E’ dal momento del fermo di Bossetti (o più precisamente dal momento in cui il cerchio non si chiude con una “possibile” confessione) che gli inquirenti sezionano la vita del carpentiere di Mapello.
- Gli investigatori stanno passando al microscopio la sua casa, i suoi celulari e le schede telefoniche;
- stanno scandagliando tra amicizie vecchie e nuove;
- stanno considerando tutte le sue abitudini personali e professionali;
- e stanno esaminando la più intima realtà familiare di Bossetti, i rapporti con le persone che lo hanno amato, accompagnato e circondato in questi anni.
L’obiettivo ultimo che le indagini perseguono è chiaro: gli inquirenti vogliono capire dove e come Massimo Giuseppe celasse il suo segreto (posto che la linea accusatoria è palese ed identifica Bossetti come l’assassino di Yara).
Così, mentre Bossetti nega di essere coinvolto della morte della giovane ginnasta, le indagini proseguono con lo scopo chiaro di associare al DNA quante più prove coincidenti è possibile.
L’opinione pubblica assiste alla continua fuga di indiscrezioni e percepisce una reale ansia investigativa di confermare, laddove fosse necessario, persino il DNA.
Ma se il DNA è la prova inconfutabile per antonomasia cos’altro potrebbe “incastrare” Bossetti?
Le responsabilità di Massimo Giuseppe potrebbero dirsi “certe senza alcun ragionevole dubbio” se gli inquirenti trovassero tracce inequivocabili di Yara nei telefoni dell’indiziato, nel suo personal computer o addirittura nella sua macchina o nel suo furgone.
In mancanza di una confessione, libera e piena, è necessario ricostruire intorno al DNA tutta la dinamica del delitto.
Evidentemente, in questo scenario, le prove cosiddette di laboratorio assumono un ruolo chiave.
La macchina di Bossetti come il furgone cassonato che il carpentiere adoperava per lavoro sono sotto sequestro e su di essi sono stati raccolti ben 100 reperti tutti al vaglio degli inquirenti.

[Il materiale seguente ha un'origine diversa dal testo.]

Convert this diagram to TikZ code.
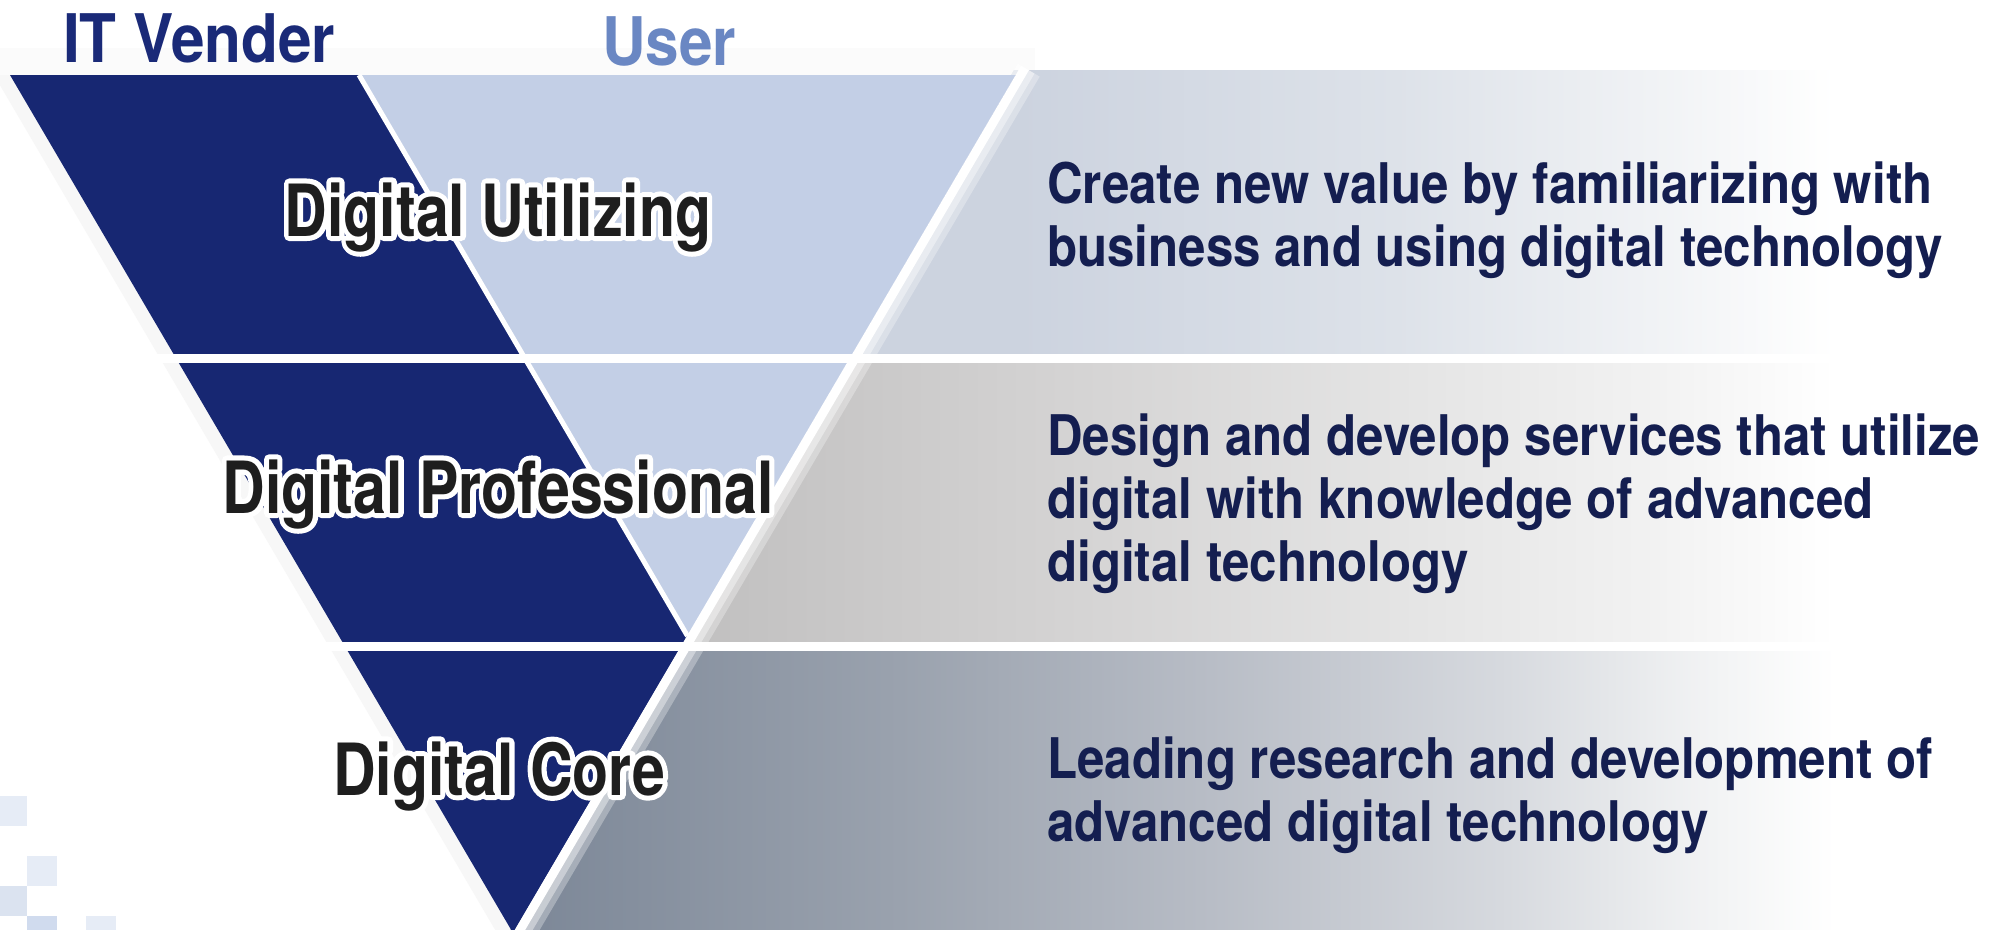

Ma dopo 3 anni e mezzo è possibile che qualche traccia del delitto, eventualmente commesso dall’indiziato, si conservi sul suo furgone e nella sua auto?
Sì è possibile.
Non è escluso che a distanza di tanto tempo si possano isolare tracce importanti di un delitto e persino del sangue.
Ha un rilevante peso specifico l’ultima indiscrezione relativa agli esami condotti sul furgone di Massimo Giuseppe Bossetti:
posto che il furgone Iveco Daily appartiene a Bossetti ed è il mezzo con cui il carpentiere lavorava e col quale, stando all’accusa, avrebbe rapito Yara, non è di poco conto la notizia secondo cui i sedili di questo furgone cassonato sarebbero stati sostituiti.
Bossetti potrebbe aver cambiato i sedili del suo furgone da lavoro, nel farlo li avrebbe sostituiti non con sedute nuove ma con dei sediolini comperati allo scasso.
La domanda è logica: perché Bossetti avrebbe sostituito i sedili del suo Iveco Daily con altri sediolini uguali ma vecchi, comperati cioè dalle mani di uno sfasciacarrozze?